I also think this day is important to celebrate the culture. Since the time I was old enough to start forming coherent sentences in the English language, my Lakota UNCI (my grandmother) took every opportunity she could to teach me some basics of the Lakota language. I always looked forward to her reading me another IKTOMI (the trickster) story, or putting a heavy amount of ASANPI (milk) into my WAKALYAPI (coffee) so I could drink it with her. My most favorite memory is learning to count to ten. WANJI (1), NUMPA (2), YAMNI (3), TOPA (4) ZAPTA (5), SAKPE (6), SAKOWIN (7), SAGLOGA (8), NAPCIYUNKA (9), WIKCEMNA (10). I’m grateful that more than two decades later I still haven’t forgotten this beautiful language. While I may not speak the language fluently, pieces of the Lakota culture were instilled into me at a young age and I share these words with my friends any chance I get.

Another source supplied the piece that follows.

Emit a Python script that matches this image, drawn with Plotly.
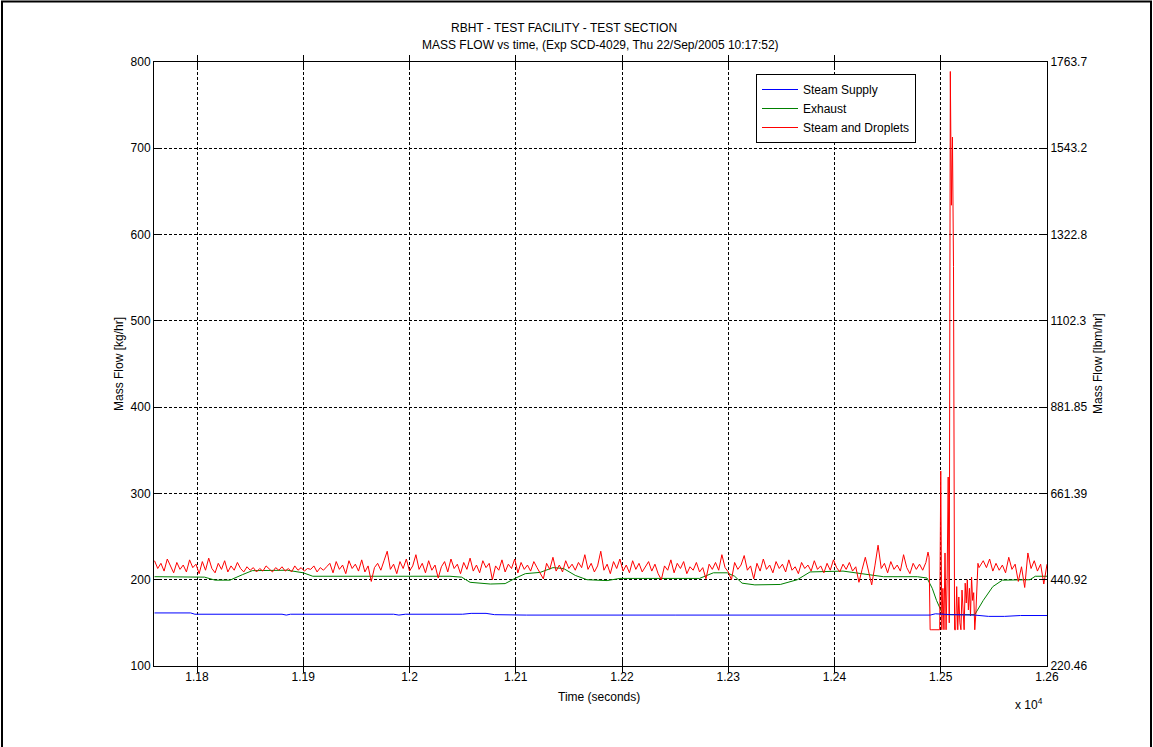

Fast forward a few years to when UNCI again guided me to my naming ceremony. Her brother—who in the traditional western culture is my great uncle, but in the Lakota culture is LALA (my grandpa)–bestowed upon me my Lakota name. In a traditional Lakota naming ceremony, I, along with my close relatives participated in an INIPI (sweat ceremony) for prayer and purification. After that, LALA led us in Lakota prayer where he gave me my name: WAMBLI TOKA NAJIN, which translates to Eagle who Stands First. My name is given spiritually with purpose, and I carry it with great pride. My family and friends who attended the ceremony then shared a traditional meal of TANIGA, (gut soup) and WASNA (dried mixed up meat). I consider my TIOSPAYE (extended family) to be very lucky to have LALA carry on these important Lakota traditions and share them with our THIWAHE (family). Each of my four siblings and my dad all have Lakota names given to us through sacred ceremony.
I’m proud to share these stories and hope they provide a deeper understanding of the Native American culture that exists all around us, here on the plains of South Dakota. Instead of just enjoying the day off—I encourage you to take a moment on Native Americans’ Day to learn something new about the culture or to reach out to a friend who may have a story of their own.